Supplied information:

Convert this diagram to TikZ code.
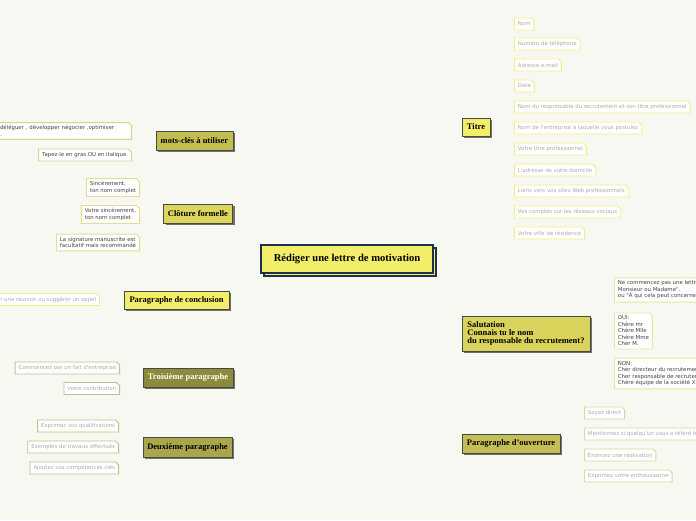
\documentclass[tikz,border=0pt]{standalone}
\usepackage{fontspec}
\setmainfont{Liberation Serif}
\newfontfamily\leaffont{DejaVu Sans}
\usetikzlibrary{shapes.misc,shadows,backgrounds}
\definecolor{bgc}{HTML}{F8F8F3}
\definecolor{cyel}{HTML}{F2EE6A}
\definecolor{csal}{HTML}{D9D35B}
\definecolor{couv}{HTML}{C4BF55}
\definecolor{cmots}{HTML}{C4BE52}
\definecolor{cclo}{HTML}{DCD65E}
\definecolor{ctro}{HTML}{8E8A3C}
\definecolor{cdeux}{HTML}{AAA64C}
\definecolor{hdborder}{HTML}{474B47}
\definecolor{navy}{HTML}{1F2F4F}
\definecolor{shadowc}{HTML}{6E7366}
\definecolor{ltitre}{HTML}{F2EE80}
\definecolor{lsal}{HTML}{ECE59A}
\definecolor{louv}{HTML}{DCD79A}
\definecolor{lmots}{HTML}{D8D38A}
\definecolor{lclo}{HTML}{E4DF8E}
\definecolor{lconc}{HTML}{F1EC8E}
\definecolor{ltro}{HTML}{C3C08E}
\definecolor{ldeux}{HTML}{C5C17A}
\definecolor{txlight}{HTML}{ABABAB}
\definecolor{txdark}{HTML}{444444}
\begin{document}
\begin{tikzpicture}[x=1pt,y=-1pt,
  head/.style={draw=hdborder, line width=0.7pt, inner sep=2pt, text=black,
    font=\bfseries\fontsize{8.5}{8.3}\selectfont,
    drop shadow={shadow xshift=2pt, shadow yshift=-2pt, fill=shadowc, opacity=1}},
  leaf/.style={chamfered rectangle, chamfered rectangle corners=north east,
    chamfered rectangle sep=1.5pt, draw=#1, fill=white, line width=0.9pt,
    font=\leaffont\fontsize{5.4}{6.5}\selectfont, inner xsep=2pt, inner ysep=1.5pt,
    minimum height=12pt, align=left},
  mainline/.style={draw=#1, line width=1pt},
  leafline/.style={draw=#1, line width=0.7pt}
]
\fill[bgc] (0,0) rectangle (696,520);
\useasboundingbox (0,0) rectangle (696,520);

% central node
\node[draw=navy, fill=cyel, line width=1.1pt, minimum width=172pt, minimum height=28pt,
  font=\bfseries\fontsize{10.6}{12}\selectfont,
  copy shadow={shadow xshift=3pt, shadow yshift=-3pt}] (c) at (347,259) {Rédiger une lettre de motivation};

% main branches
\node[head, fill=cyel, minimum width=28pt, minimum height=18pt] (t) at (476,127) {Titre};
\node[head, fill=csal, minimum width=128pt, minimum height=35pt, align=left] (s) at (526,333.5)
  {Salutation\\Connais tu le nom\\du responsable du recrutement?};
\node[head, fill=couv, minimum width=98pt, minimum height=19pt] (o) at (511,443.5) {Paragraphe d'ouverture};
\node[head, fill=cmots, minimum width=77pt, minimum height=19pt] (m) at (194.5,140.5) {mots-clés à utiliser};
\node[head, fill=cclo, minimum width=69pt, minimum height=19pt] (cl) at (198,213.5) {Clôture formelle};
\node[head, fill=cyel, minimum width=105pt, minimum height=18pt] (pc) at (176.5,300) {Paragraphe de conclusion};
\node[head, fill=ctro, text=white, minimum width=90pt, minimum height=19pt] (tr) at (188,377.5) {Troisième paragraphe};
\node[head, fill=cdeux, minimum width=89pt, minimum height=20pt] (dx) at (187.5,447) {Deuxième paragraphe};

% Titre leaves
\begin{scope}[every node/.append style={text=txlight, anchor=west}]
\node[leaf=ltitre] (t1) at (514,24) {Nom};
\node[leaf=ltitre] (t2) at (514,44) {Numéro de téléphone};
\node[leaf=ltitre] (t3) at (514,65) {Adresse e-mail};
\node[leaf=ltitre] (t4) at (514,86) {Date};
\node[leaf=ltitre] (t5) at (514,107) {Nom du responsable du recrutement et son titre professionnel};
\node[leaf=ltitre] (t6) at (514,128) {Nom de l'entreprise à laquelle vous postulez};
\node[leaf=ltitre] (t7) at (514,149) {Votre titre professionnel};
\node[leaf=ltitre] (t8) at (514,170) {L'adresse de votre domicile};
\node[leaf=ltitre] (t9) at (514,191) {Liens vers vos sites Web professionnels};
\node[leaf=ltitre] (t10) at (514,212) {Vos comptes sur les réseaux sociaux};
\node[leaf=ltitre] (t11) at (514,233) {Votre ville de résidence};
% ouverture leaves
\node[leaf=louv] (o1) at (584,413) {Soyez direct};
\node[leaf=louv] (o2) at (584,434) {Mentionnez si quelqu'un vous a référé le poste};
\node[leaf=louv] (o3) at (584,455) {Énoncez une réalisation};
\node[leaf=louv] (o4) at (584,476) {Exprimez votre enthousiasme};
\end{scope}
% salutation leaves
\begin{scope}[every node/.append style={text=txdark, anchor=west}]
\node[leaf=lsal] (s1) at (614,290) {Ne commencez pas une lettre par "Cher\\Monsieur ou Madame".\\ou "À qui cela peut concerner".};
\node[leaf=lsal] (s2) at (614,331) {OUI:\\Chère mr\\Chère Mlle\\Chère Mme\\Cher M.};
\node[leaf=lsal] (s3) at (614,373.5) {NON:\\Cher directeur du recrutement\\Cher responsable de recrutement\\Chère équipe de la société X};
\end{scope}
% left leaves
\begin{scope}[every node/.append style={anchor=east}]
\node[leaf=lmots, text=txdark, text width=128pt] (m1) at (132,131) {déléguer , développer négocier ,optimiser\\.};
\node[leaf=lmots, text=txdark] (m2) at (132,155) {Tapez-le en gras OU en italique.};
\node[leaf=lclo, text=txdark] (cl1) at (140,187.5) {Sincèrement,\\ton nom complet};
\node[leaf=lclo, text=txdark] (cl2) at (140,214.5) {Votre sincèrement,\\ton nom complet};
\node[leaf=lclo, text=txdark] (cl3) at (140,242.5) {La signature manuscrite est\\facultatif mais recommandé};
\node[leaf=lconc, text=txlight] (pc1) at (100,299.5) {Demander une réunion ou suggérer un appel};
\node[leaf=ltro, text=txlight] (tr1) at (120,368) {Commencez par un fait d'entreprise};
\node[leaf=ltro, text=txlight] (tr2) at (120,388.5) {Votre contribution};
\node[leaf=ldeux, text=txlight] (dx1) at (119,426) {Exprimez vos qualifications};
\node[leaf=ldeux, text=txlight] (dx2) at (119,447) {Exemples de travaux effectués};
\node[leaf=ldeux, text=txlight] (dx3) at (119,468) {Ajoutez vos compétences clés};
\end{scope}

\begin{scope}[on background layer]
\fill[bgc] (0,0) rectangle (696,520);
% main connectors
\draw[mainline=ltitre] (c.center) -- (366,0 |- t.west) -- (t.west);
\draw[mainline=lsal] (c.center) -- (366,0 |- s.west) -- (s.west);
\draw[mainline=louv] (c.center) -- (366,0 |- o.west) -- (o.west);
\draw[mainline=lmots] (c.center) -- (332,0 |- m.east) -- (m.east);
\draw[mainline=lclo] (c.center) -- (332,0 |- cl.east) -- (cl.east);
\draw[mainline=lconc] (c.center) -- (331,0 |- pc.east) -- (pc.east);
\draw[mainline=ltro] (c.center) -- (332,0 |- tr.east) -- (tr.east);
\draw[mainline=ldeux] (c.center) -- (332,0 |- dx.east) -- (dx.east);
% leaf connectors
\foreach \n in {t1,t2,t3,t4,t5,t6,t7,t8,t9,t10,t11}
  \draw[leafline=ltitre] (t.east) -- (498,0 |- t.east) -- (506,0 |- \n.west) -- (\n.west);
\foreach \n in {s1,s2,s3}
  \draw[leafline=lsal] (s.east) -- (598,0 |- s.east) -- (608,0 |- \n.west) -- (\n.west);
\foreach \n in {o1,o2,o3,o4}
  \draw[leafline=louv] (o.east) -- (568,0 |- o.east) -- (576,0 |- \n.west) -- (\n.west);
\foreach \n in {m1,m2}
  \draw[leafline=lmots] (m.west) -- (147,0 |- m.west) -- (140,0 |- \n.east) -- (\n.east);
\foreach \n in {cl1,cl2,cl3}
  \draw[leafline=lclo] (cl.west) -- (156,0 |- cl.west) -- (148,0 |- \n.east) -- (\n.east);
\draw[leafline=lconc] (pc.west) -- (pc1.east);
\foreach \n in {tr1,tr2}
  \draw[leafline=ltro] (tr.west) -- (137,0 |- tr.west) -- (128,0 |- \n.east) -- (\n.east);
\foreach \n in {dx1,dx2,dx3}
  \draw[leafline=ldeux] (dx.west) -- (136,0 |- dx.west) -- (128,0 |- \n.east) -- (\n.east);
\end{scope}
\end{tikzpicture}
\end{document}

Work required: Give again, word for word, every line from the top of the data through the line with "(c) at (347,259)", both ends included, and exclude the pictures.

Task solution:
Convert this diagram to TikZ code.
\documentclass[tikz,border=0pt]{standalone}
\usepackage{fontspec}
\setmainfont{Liberation Serif}
\newfontfamily\leaffont{DejaVu Sans}
\usetikzlibrary{shapes.misc,shadows,backgrounds}
\definecolor{bgc}{HTML}{F8F8F3}
\definecolor{cyel}{HTML}{F2EE6A}
\definecolor{csal}{HTML}{D9D35B}
\definecolor{couv}{HTML}{C4BF55}
\definecolor{cmots}{HTML}{C4BE52}
\definecolor{cclo}{HTML}{DCD65E}
\definecolor{ctro}{HTML}{8E8A3C}
\definecolor{cdeux}{HTML}{AAA64C}
\definecolor{hdborder}{HTML}{474B47}
\definecolor{navy}{HTML}{1F2F4F}
\definecolor{shadowc}{HTML}{6E7366}
\definecolor{ltitre}{HTML}{F2EE80}
\definecolor{lsal}{HTML}{ECE59A}
\definecolor{louv}{HTML}{DCD79A}
\definecolor{lmots}{HTML}{D8D38A}
\definecolor{lclo}{HTML}{E4DF8E}
\definecolor{lconc}{HTML}{F1EC8E}
\definecolor{ltro}{HTML}{C3C08E}
\definecolor{ldeux}{HTML}{C5C17A}
\definecolor{txlight}{HTML}{ABABAB}
\definecolor{txdark}{HTML}{444444}
\begin{document}
\begin{tikzpicture}[x=1pt,y=-1pt,
  head/.style={draw=hdborder, line width=0.7pt, inner sep=2pt, text=black,
    font=\bfseries\fontsize{8.5}{8.3}\selectfont,
    drop shadow={shadow xshift=2pt, shadow yshift=-2pt, fill=shadowc, opacity=1}},
  leaf/.style={chamfered rectangle, chamfered rectangle corners=north east,
    chamfered rectangle sep=1.5pt, draw=#1, fill=white, line width=0.9pt,
    font=\leaffont\fontsize{5.4}{6.5}\selectfont, inner xsep=2pt, inner ysep=1.5pt,
    minimum height=12pt, align=left},
  mainline/.style={draw=#1, line width=1pt},
  leafline/.style={draw=#1, line width=0.7pt}
]
\fill[bgc] (0,0) rectangle (696,520);
\useasboundingbox (0,0) rectangle (696,520);

% central node
\node[draw=navy, fill=cyel, line width=1.1pt, minimum width=172pt, minimum height=28pt,
  font=\bfseries\fontsize{10.6}{12}\selectfont,
  copy shadow={shadow xshift=3pt, shadow yshift=-3pt}] (c) at (347,259) {Rédiger une lettre de motivation};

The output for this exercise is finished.